A word of caution about this sort of “slippery slope” argument: First, consider that the cartoons in Germany were not about a set of beliefs people of all backgrounds maintained, but rather castigation of an entire race of people for who they were by birth. While someone cannot be criticized for who they were born as, they certainly should be prepared to undergo some scrutiny for what they claim to believe, including me.
Also, it should be noted that much, if not all, of the anti-Semitic propaganda in Nazi Germany was state-sanctioned, which inherently means a manipulation of free speech. While some folks may object to my point of view, it’s not propaganda, because I’m free to write what I want. There’s a big difference, and one that is the cornerstone of our democracy, I think.
The point is for people on both sides of the argument to stop and think about what they believe, rather than reacting from the gut. No secular book or movie should dictate our beliefs, be it “The Da Vinci Code,” “Passion of the Christ,” “The Golden Compass,” “Harry Potter” or Kirk Cameron. Jesus challenged us to look beyond the written law even in Scripture, pushing us to find truth within ourselves. It’s easier to find it in a book or on TV, but that’s not Gospel.

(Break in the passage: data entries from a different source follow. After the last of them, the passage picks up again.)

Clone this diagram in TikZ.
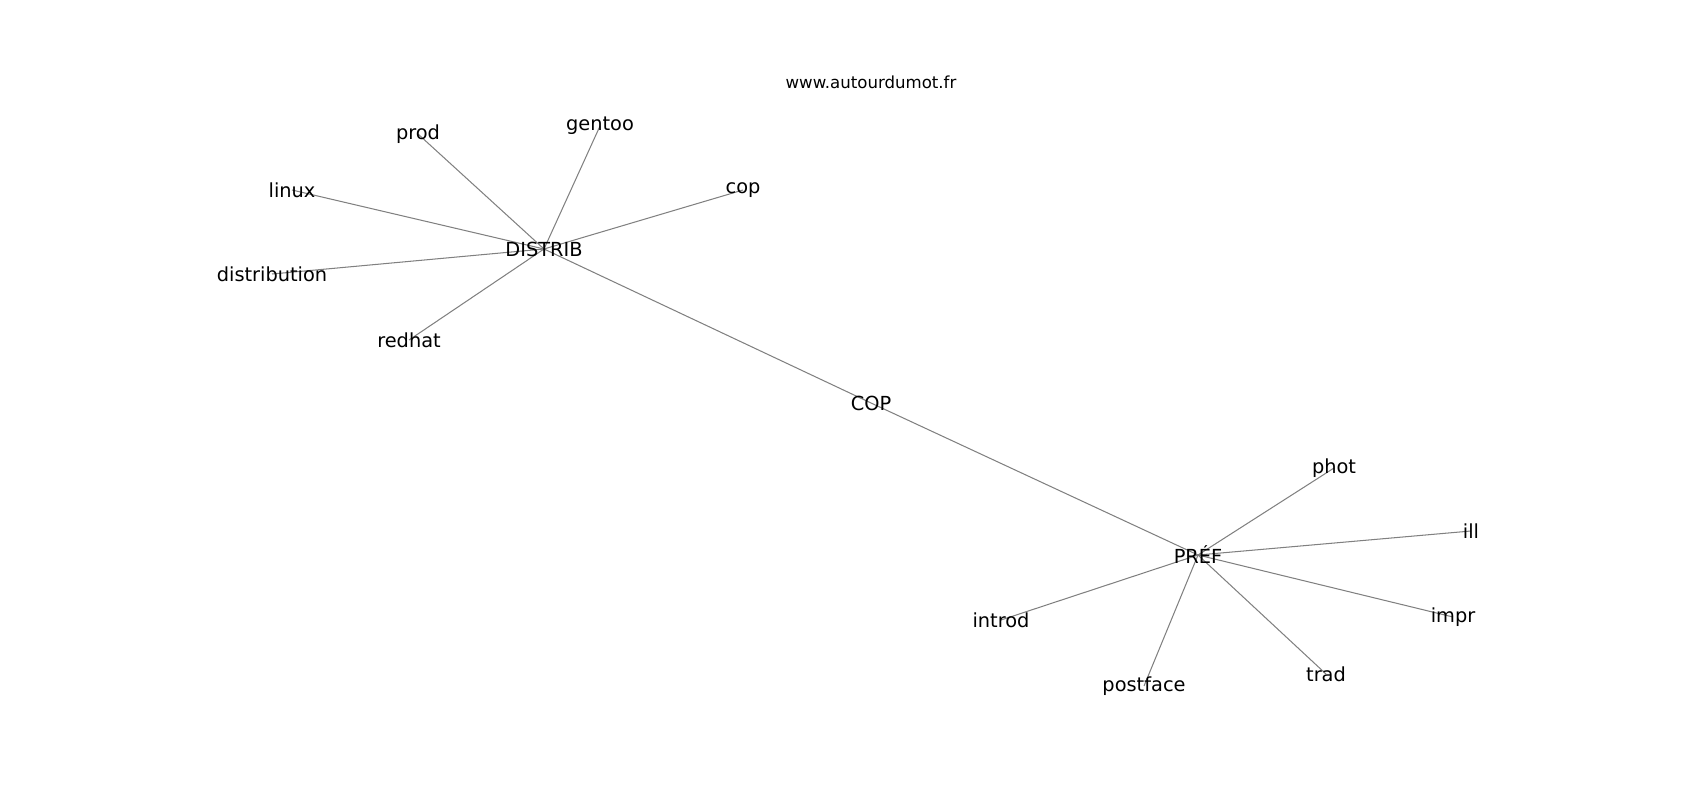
\documentclass[tikz,border=0pt]{standalone}
\usepackage{fontspec}
\setmainfont{DejaVu Sans}
\usetikzlibrary{backgrounds}

\begin{document}
\begin{tikzpicture}[x=0.0254cm, y=-0.0254cm,
        etiqueta/.style={inner sep=0pt, font=\fontsize{14}{16}\selectfont},
        aresta/.style={draw=black!50, line width=0.75pt}]
        \useasboundingbox (0,0) rectangle (1700,800);

        % Títol del graf
        \node[inner sep=0pt, font=\fontsize{12}{14}\selectfont] (titol) at (871,82) {www.autourdumot.fr};

        % Nodes centrals
        \node[etiqueta] (distrib) at (544,249) {DISTRIB};
        \node[etiqueta] (cop) at (871,403) {COP};
        \node[etiqueta] (pref) at (1198,555) {PRÉF};

        % Veïns de DISTRIB
        \node[etiqueta] (prod) at (418,134) {prod};
        \node[etiqueta] (gentoo) at (600,126) {gentoo};
        \node[etiqueta] (linux) at (292,190) {linux};
        \node[etiqueta] (cop2) at (743,190) {cop};
        \node[etiqueta] (distribution) at (272,274) {distribution};
        \node[etiqueta] (redhat) at (409,340) {redhat};

        % Veïns de PRÉF
        \node[etiqueta] (phot) at (1334,468) {phot};
        \node[etiqueta] (ill) at (1471,531) {ill};
        \node[etiqueta] (impr) at (1453,617) {impr};
        \node[etiqueta] (introd) at (1001,620) {introd};
        \node[etiqueta] (postface) at (1144,686) {postface};
        \node[etiqueta] (trad) at (1326,674) {trad};

        % Arestes, per sota de les etiquetes
        \begin{scope}[on background layer]
            \foreach \v in {prod,gentoo,linux,cop2,distribution,redhat,cop}
                \draw[aresta] (distrib.center) -- (\v.center);
            \foreach \v in {phot,ill,impr,introd,postface,trad,cop}
                \draw[aresta] (pref.center) -- (\v.center);
        \end{scope}
\end{tikzpicture}
\end{document}
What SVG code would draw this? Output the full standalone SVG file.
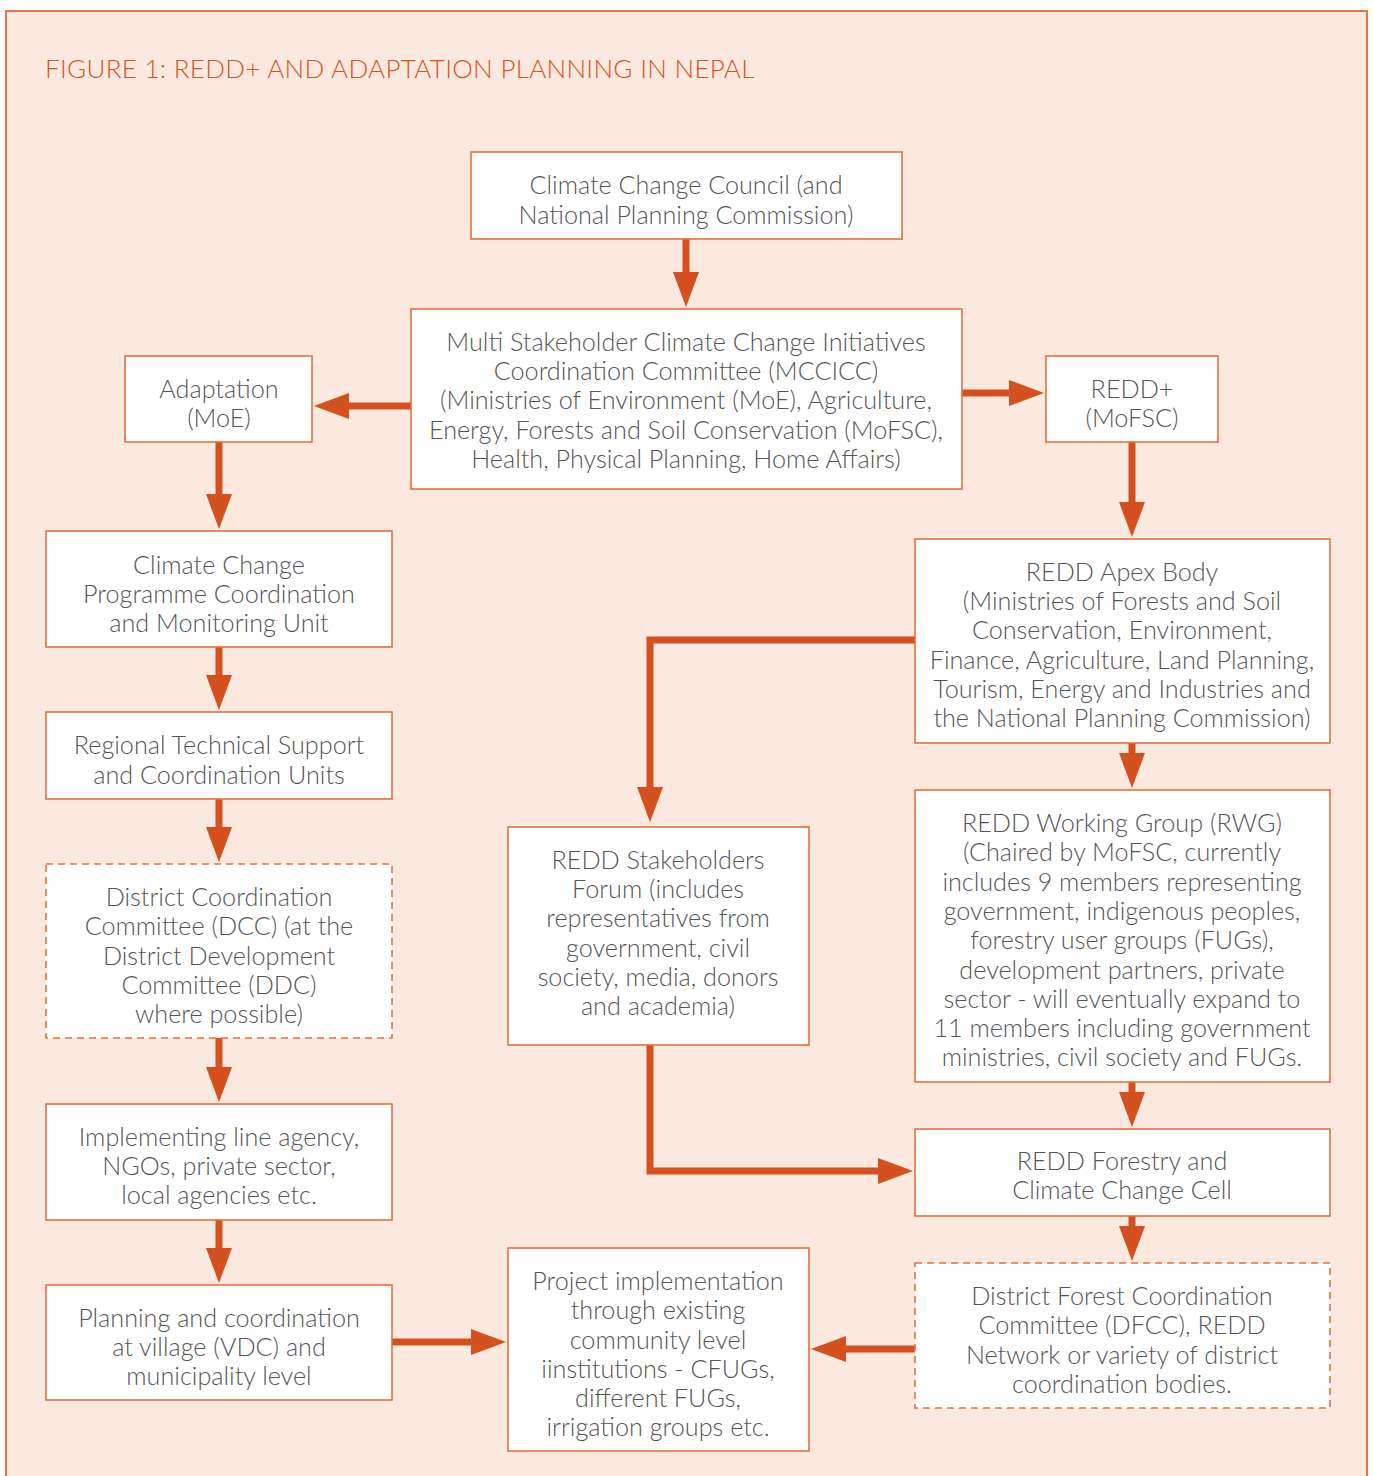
<svg xmlns="http://www.w3.org/2000/svg" width="1373" height="1476" viewBox="0 0 1373 1476">
<defs>
<style>
.bx{fill:#fff;stroke:#E4703F;stroke-width:1.6}
.ds{stroke-dasharray:7 5}
.t{font-family:Lato,"Open Sans","Liberation Sans",sans-serif;font-weight:300;font-size:25.2px;fill:#555557;text-anchor:middle}
.ar{fill:none;stroke:#D4501E;stroke-width:7}
</style>
<marker id="ah" markerUnits="userSpaceOnUse" markerWidth="36" markerHeight="26" refX="2" refY="13" orient="auto">
<path d="M0,0 L35,13 L0,26 z" fill="#D4501E"/>
</marker>
</defs>
<rect x="6" y="11" width="1361" height="1480" fill="#FBE8DE" stroke="#E8744A" stroke-width="2"/>
<text x="45" y="78" font-family="Lato,'Open Sans','Liberation Sans',sans-serif" font-weight="300" font-size="26" letter-spacing="0.3" fill="#D9531E">FIGURE 1: REDD+ AND ADAPTATION PLANNING IN NEPAL</text>

<g id="connectors">
<line class="ar" x1="686" y1="239" x2="686" y2="274" marker-end="url(#ah)"/>
<line class="ar" x1="411" y1="406" x2="347" y2="406" marker-end="url(#ah)"/>
<line class="ar" x1="962" y1="393" x2="1011" y2="393" marker-end="url(#ah)"/>
<line class="ar" x1="219" y1="442" x2="219" y2="496" marker-end="url(#ah)"/>
<line class="ar" x1="219" y1="647" x2="219" y2="677" marker-end="url(#ah)"/>
<line class="ar" x1="219" y1="799" x2="219" y2="829" marker-end="url(#ah)"/>
<line class="ar" x1="219" y1="1038" x2="219" y2="1069" marker-end="url(#ah)"/>
<line class="ar" x1="219" y1="1220" x2="219" y2="1250" marker-end="url(#ah)"/>
<line class="ar" x1="392" y1="1342" x2="473" y2="1342" marker-end="url(#ah)"/>
<line class="ar" x1="1132" y1="442" x2="1132" y2="504" marker-end="url(#ah)"/>
<polyline class="ar" points="915,640 650,640 650,789" marker-end="url(#ah)"/>
<line class="ar" x1="1132" y1="743" x2="1132" y2="755" marker-end="url(#ah)"/>
<line class="ar" x1="1132" y1="1082" x2="1132" y2="1094" marker-end="url(#ah)"/>
<polyline class="ar" points="650,1045 650,1171 880,1171" marker-end="url(#ah)"/>
<line class="ar" x1="1132" y1="1216" x2="1132" y2="1228" marker-end="url(#ah)"/>
<line class="ar" x1="924" y1="1349" x2="844" y2="1349" marker-end="url(#ah)"/>
</g>

<g id="ccc">
<rect class="bx" x="471" y="152" width="431" height="87"/>
<text class="t"><tspan x="686" y="194">Climate Change Council (and</tspan><tspan x="686" y="224">National Planning Commission)</tspan></text>
</g>
<g id="mccicc">
<rect class="bx" x="411" y="309" width="551" height="180"/>
<text class="t"><tspan x="686" y="351">Multi Stakeholder Climate Change Initiatives</tspan><tspan x="686" y="380">Coordination Committee (MCCICC)</tspan><tspan x="686" y="409">(Ministries of Environment (MoE), Agriculture,</tspan><tspan x="686" y="439">Energy, Forests and Soil Conservation (MoFSC),</tspan><tspan x="686" y="468">Health, Physical Planning, Home Affairs)</tspan></text>
</g>
<g id="adaptation">
<rect class="bx" x="125" y="356" width="187" height="86"/>
<text class="t"><tspan x="219" y="398">Adaptation</tspan><tspan x="219" y="427">(MoE)</tspan></text>
</g>
<g id="reddplus">
<rect class="bx" x="1046" y="356" width="172" height="86"/>
<text class="t"><tspan x="1132" y="398">REDD+</tspan><tspan x="1132" y="427">(MoFSC)</tspan></text>
</g>
<g id="ccpcmu">
<rect class="bx" x="46" y="531" width="346" height="116"/>
<text class="t"><tspan x="219" y="574">Climate Change</tspan><tspan x="219" y="603">Programme Coordination</tspan><tspan x="219" y="632">and Monitoring Unit</tspan></text>
</g>
<g id="regional">
<rect class="bx" x="46" y="712" width="346" height="87"/>
<text class="t"><tspan x="219" y="754">Regional Technical Support</tspan><tspan x="219" y="784">and Coordination Units</tspan></text>
</g>
<g id="dcc">
<rect class="bx ds" x="46" y="864" width="346" height="174"/>
<text class="t"><tspan x="219" y="906">District Coordination</tspan><tspan x="219" y="935">Committee (DCC) (at the</tspan><tspan x="219" y="965">District Development</tspan><tspan x="219" y="994">Committee (DDC)</tspan><tspan x="219" y="1023">where possible)</tspan></text>
</g>
<g id="implementing">
<rect class="bx" x="46" y="1104" width="346" height="116"/>
<text class="t"><tspan x="219" y="1146">Implementing line agency,</tspan><tspan x="219" y="1175">NGOs, private sector,</tspan><tspan x="219" y="1204">local agencies etc.</tspan></text>
</g>
<g id="planning">
<rect class="bx" x="46" y="1285" width="346" height="115"/>
<text class="t"><tspan x="219" y="1327">Planning and coordination</tspan><tspan x="219" y="1356">at village (VDC) and</tspan><tspan x="219" y="1385">municipality level</tspan></text>
</g>
<g id="project">
<rect class="bx" x="508" y="1248" width="301" height="203"/>
<text class="t"><tspan x="658" y="1290">Project implementation</tspan><tspan x="658" y="1319">through existing</tspan><tspan x="658" y="1349">community level</tspan><tspan x="658" y="1378">iinstitutions - CFUGs,</tspan><tspan x="658" y="1407">different FUGs,</tspan><tspan x="658" y="1436">irrigation groups etc.</tspan></text>
</g>
<g id="stakeholders">
<rect class="bx" x="508" y="827" width="301" height="218"/>
<text class="t"><tspan x="658" y="869">REDD Stakeholders</tspan><tspan x="658" y="898">Forum (includes</tspan><tspan x="658" y="927">representatives from</tspan><tspan x="658" y="957">government, civil</tspan><tspan x="658" y="986">society, media, donors</tspan><tspan x="658" y="1015">and academia)</tspan></text>
</g>
<g id="apex">
<rect class="bx" x="915" y="539" width="415" height="204"/>
<text class="t"><tspan x="1122" y="581">REDD Apex Body</tspan><tspan x="1122" y="610">(Ministries of Forests and Soil</tspan><tspan x="1122" y="639">Conservation, Environment,</tspan><tspan x="1122" y="669">Finance, Agriculture, Land Planning,</tspan><tspan x="1122" y="698">Tourism, Energy and Industries and</tspan><tspan x="1122" y="727">the National Planning Commission)</tspan></text>
</g>
<g id="rwg">
<rect class="bx" x="915" y="790" width="415" height="292"/>
<text class="t"><tspan x="1122" y="832">REDD Working Group (RWG)</tspan><tspan x="1122" y="861">(Chaired by MoFSC, currently</tspan><tspan x="1122" y="891">includes 9 members representing</tspan><tspan x="1122" y="920">government, indigenous peoples,</tspan><tspan x="1122" y="949">forestry user groups (FUGs),</tspan><tspan x="1122" y="979">development partners, private</tspan><tspan x="1122" y="1008">sector - will eventually expand to</tspan><tspan x="1122" y="1037">11 members including government</tspan><tspan x="1122" y="1066">ministries, civil society and FUGs.</tspan></text>
</g>
<g id="cell">
<rect class="bx" x="915" y="1129" width="415" height="87"/>
<text class="t"><tspan x="1122" y="1170">REDD Forestry and</tspan><tspan x="1122" y="1199">Climate Change Cell</tspan></text>
</g>
<g id="dfcc">
<rect class="bx ds" x="915" y="1263" width="415" height="145"/>
<text class="t"><tspan x="1122" y="1305">District Forest Coordination</tspan><tspan x="1122" y="1334">Committee (DFCC), REDD</tspan><tspan x="1122" y="1364">Network or variety of district</tspan><tspan x="1122" y="1393">coordination bodies.</tspan></text>
</g>
</svg>
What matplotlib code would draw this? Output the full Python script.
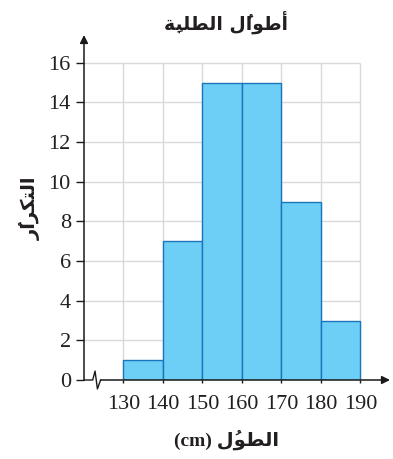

I respect those with differing views and their right to air an opposing perspective, but for crying out loud, if you’re going to stand against something, know what it is that you’re condemning first. I can’t say whether or not “The Golden Compass” and the books on which it is based are good, bad, dangerous or a wonderful opportunity for rigorous debate.
Why not? Because I haven’t read them, and the movie hasn’t been released yet. My guess is, however, that New Line Cinema is as thrilled about this sort of uproar as Dan Brown and Ron Howard were about the controversy surrounding “The Da Vinci Code.” It’s the best free press they could hope for.
Each of us ultimately must decide for ourselves which movies and books are appropriate for us and our families. I don’t know if I’ll take my son to the movie or not; I have to know more about it first. But if I can read Nietzsche, who famously claimed “God is Dead,” all the way through college and still have faith, I’m pretty sure it will take more than a two-hour movie about a kids’ book to convince me to claim atheism.